Upon hearing the news, Rabbi Hiyya removed his shoes and asked his attendant to carry his garments to the bathhouse. I imagine that he might have immersed himself in a bath as part of his personal ritual of mourning. We are told that such a bath was allowable because the Rabbi’s half-siblings had been dead for more than thirty days and he was only obligated to mourn for one, including a partial day. We are told that the ritualistic mourning period would have passed after the Rabbi had removed his shoes and he was free to immerse in the bath and contemplate the loss of those he loved.
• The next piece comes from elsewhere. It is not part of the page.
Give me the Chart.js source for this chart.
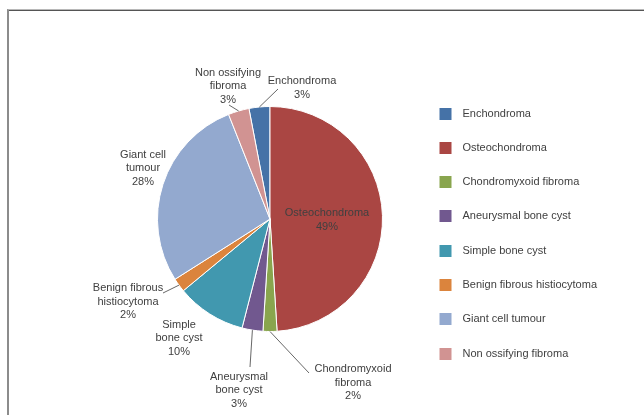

I have struggled all my life with the loss of people I have loved. They are always with us, always inside us, like the hardy cypress trees that remind us of the endearing spirit of those we have lost. There is a reminder buried in the dark, thickly, intertwined branches of the cypress tree of how life continues without those we life, but continues, nonetheless. And then there is the smell – the heavenly, smoky, smell of cypress that is a reminder of the world we live in and the next one, wherever that might be.
And the necessity to speak the truth plainly and without obscuring one’s words? Sometimes words are not necessary and the sadness in one’s eyes convey what needs to be known. But when one does speak, it should be with truth from the heart.
This post is in honor of my departed father Paul Cagan, who I miss terribly. He was a man of few words, but when he spoke, his words mattered.